If you read my post a few days ago, and managed to stick with it to #7 on the list, you know that we have a little jar with holes in it. And if you had peered into the jar with wonder you would have seen little tiny orange eggs stuck to the underside of a spring leaf. That was Monday.
Well, yesterday I woke up and the orange eggs were gone. They were replaced with little tiny black bumps. At first I thought the black was mold, kinda like the stuff you see growing on rotten tomatoes. (If you have ever watched the Magic School Bus you would know that microbes cause food to rot. In the MSB episode on microbes, those little rotters - pun intended - caused a perfectly good cucumber to turn into a perfectly good pickle. I have grown to love microbes. They are a good answer for many, many questions that kids ask, like "How come we have to clean the table?" Microbes, I answer. "How come our compost is steaming?" Microbes, again. You should try it sometime.)
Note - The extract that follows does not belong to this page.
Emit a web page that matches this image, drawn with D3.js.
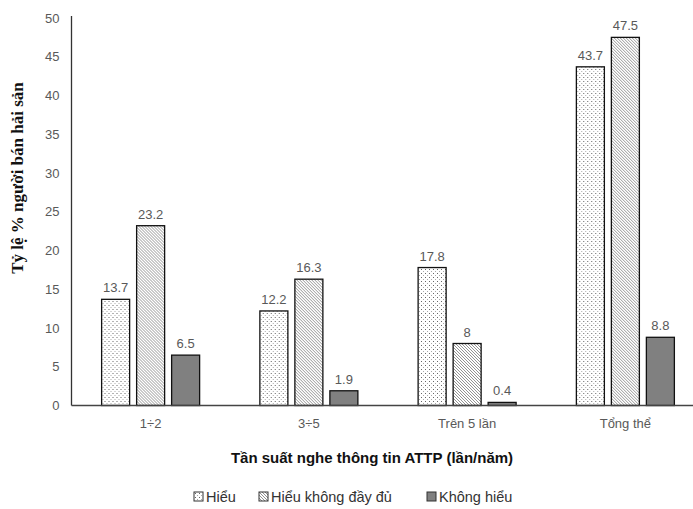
<!DOCTYPE html>
<html>
<head>
<meta charset="utf-8">
<script src="https://cdn.jsdelivr.net/npm/d3@7"></script>
<style>
  html, body { margin: 0; padding: 0; background: #fff; }
  svg { display: block; font-family: "Liberation Sans", Arial, sans-serif; }
</style>
</head>
<body>
<div id="chart"></div>
<script>
// Tỷ lệ % người bán hải sản theo tần suất nghe thông tin ATTP
const categories = ["1÷2", "3÷5", "Trên 5 lần", "Tổng thể"];
const seriesNames = ["Hiểu", "Hiểu không đầy đủ", "Không hiểu"];
const hieu = [13.7, 12.2, 17.8, 43.7];
const hieuKhongDayDu = [23.2, 16.3, 8, 47.5];
const khongHieu = [6.5, 1.9, 0.4, 8.8];
const yTicks = [0, 5, 10, 15, 20, 25, 30, 35, 40, 45, 50];

const W = 693, H = 509;
const plot = { left: 71.5, right: 704.5, top: 18, bottom: 405.5 };

const svg = d3.select("#chart").append("svg")
  .attr("width", W).attr("height", H);

// patterns
const defs = svg.append("defs");
const dots = defs.append("pattern").attr("id", "dots")
  .attr("patternUnits", "userSpaceOnUse").attr("width", 4).attr("height", 4);
dots.append("rect").attr("width", 4).attr("height", 4).attr("fill", "#fff");
dots.append("rect").attr("x", 1).attr("y", 1).attr("width", 1).attr("height", 1).attr("fill", "#666");
dots.append("rect").attr("x", 3).attr("y", 3).attr("width", 1).attr("height", 1).attr("fill", "#aaa");

const diag = defs.append("pattern").attr("id", "diag")
  .attr("patternUnits", "userSpaceOnUse").attr("width", 3).attr("height", 3);
diag.append("rect").attr("width", 3).attr("height", 3).attr("fill", "#fff");
diag.append("path").attr("d", "M0,0L3,3M-1,2L1,4M2,-1L4,1")
  .attr("stroke", "#888").attr("stroke-width", 0.9);

const fills = ["url(#dots)", "url(#diag)", "#808080"];

const data = categories.map((c, i) => ({
  cat: c,
  values: [hieu[i], hieuKhongDayDu[i], khongHieu[i]]
}));

// scales
const x0 = d3.scaleBand().domain(categories).range([plot.left, plot.right]).paddingInner(0);
const groupW = 98;
const x1 = d3.scaleBand().domain(d3.range(seriesNames.length))
  .range([(x0.bandwidth() - groupW) / 2, (x0.bandwidth() + groupW) / 2])
  .paddingInner(0.2);
const y = d3.scaleLinear().domain([0, 50]).range([plot.bottom, plot.top]);

// y tick labels
svg.append("g").selectAll("text")
  .data(yTicks).join("text")
  .attr("x", plot.left - 12)
  .attr("y", d => y(d) + 4.5)
  .attr("text-anchor", "end")
  .attr("font-size", 13)
  .attr("fill", "#595959")
  .text(d => d);

// bars
const groups = svg.append("g").selectAll("g")
  .data(data).join("g")
  .attr("transform", d => `translate(${x0(d.cat)},0)`);

groups.selectAll("rect")
  .data(d => d.values.map((v, j) => ({ v, j })))
  .join("rect")
  .attr("x", d => x1(d.j))
  .attr("width", x1.bandwidth())
  .attr("y", d => y(d.v))
  .attr("height", d => y(0) - y(d.v))
  .attr("fill", d => fills[d.j])
  .attr("stroke", "#111")
  .attr("stroke-width", 1.3);

groups.selectAll("text")
  .data(d => d.values.map((v, j) => ({ v, j })))
  .join("text")
  .attr("x", d => x1(d.j) + x1.bandwidth() / 2)
  .attr("y", d => y(d.v) - 7)
  .attr("text-anchor", "middle")
  .attr("font-size", 13)
  .attr("fill", "#595959")
  .text(d => d.v);

// axes lines
svg.append("line")
  .attr("x1", plot.left).attr("x2", plot.left)
  .attr("y1", y(50) - 2).attr("y2", y(0))
  .attr("stroke", "#333").attr("stroke-width", 1.3);
svg.append("line")
  .attr("x1", plot.left).attr("x2", plot.right)
  .attr("y1", y(0)).attr("y2", y(0))
  .attr("stroke", "#444").attr("stroke-width", 1.5);

// category labels
svg.append("g").selectAll("text")
  .data(categories).join("text")
  .attr("x", d => x0(d) + x0.bandwidth() / 2)
  .attr("y", y(0) + 22)
  .attr("text-anchor", "middle")
  .attr("font-size", 13)
  .attr("fill", "#595959")
  .text(d => d);

// axis titles
svg.append("text")
  .attr("x", 372).attr("y", 463)
  .attr("text-anchor", "middle")
  .attr("font-size", 15)
  .attr("font-weight", "bold")
  .attr("fill", "#111")
  .text("Tần suất nghe thông tin ATTP (lần/năm)");

svg.append("text")
  .attr("transform", "translate(23,178) rotate(-90)")
  .attr("text-anchor", "middle")
  .attr("font-family", "'Liberation Serif', 'Times New Roman', serif")
  .attr("font-size", 17)
  .attr("font-weight", "bold")
  .attr("fill", "#111")
  .text("Tỷ lệ % người bán hải sản");

// legend
const legendX = [194, 259, 427];
const legend = svg.append("g").selectAll("g")
  .data(seriesNames).join("g")
  .attr("transform", (d, i) => `translate(${legendX[i]},492)`);
legend.append("rect")
  .attr("width", 9).attr("height", 9)
  .attr("fill", (d, i) => fills[i])
  .attr("stroke", "#333").attr("stroke-width", 1);
legend.append("text")
  .attr("x", 12).attr("y", 10)
  .attr("font-size", 14.5)
  .attr("fill", "#333")
  .text(d => d);
</script>
</body>
</html>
Anyways, I thought that we had killed the entire lot of mini eggs. BUT, upon closer peering, I realized that the eggs had hatched into some type of little teeny, tiny black bug with legs. What a great thing it is for a six-year-old to become a parent to a brood of bugs.
To add even further interest to this story, when we woke up this morning, the black bumps had disappeared and were replaced with what actually looked like lily-white broken egg shells.
The world is a wondrous place. Something orange makes something black and then something white. No artificial colouring or spray-paint involved even.
But, where did the bugs go? I opened the hole-punched lid and peeked in. Nothing.
Oh, there you are little buggy. The sneaky little things had found their way between the lid and the jar and were just waiting for us to unleash them. They were now crawling down the outside of the glass like they were escaping for their lives, which I guess they were.
We put the jar and the lid outside, carefully.
My younger son went out alone to say good-bye to his new family that he was losing so quickly.
"I will never see them again," he said with his head hung and his longish bangs covering his eyes.
I know that the answer to this one is not microbes.
"That's right sweetie, you won't see them again. That is sad, I know."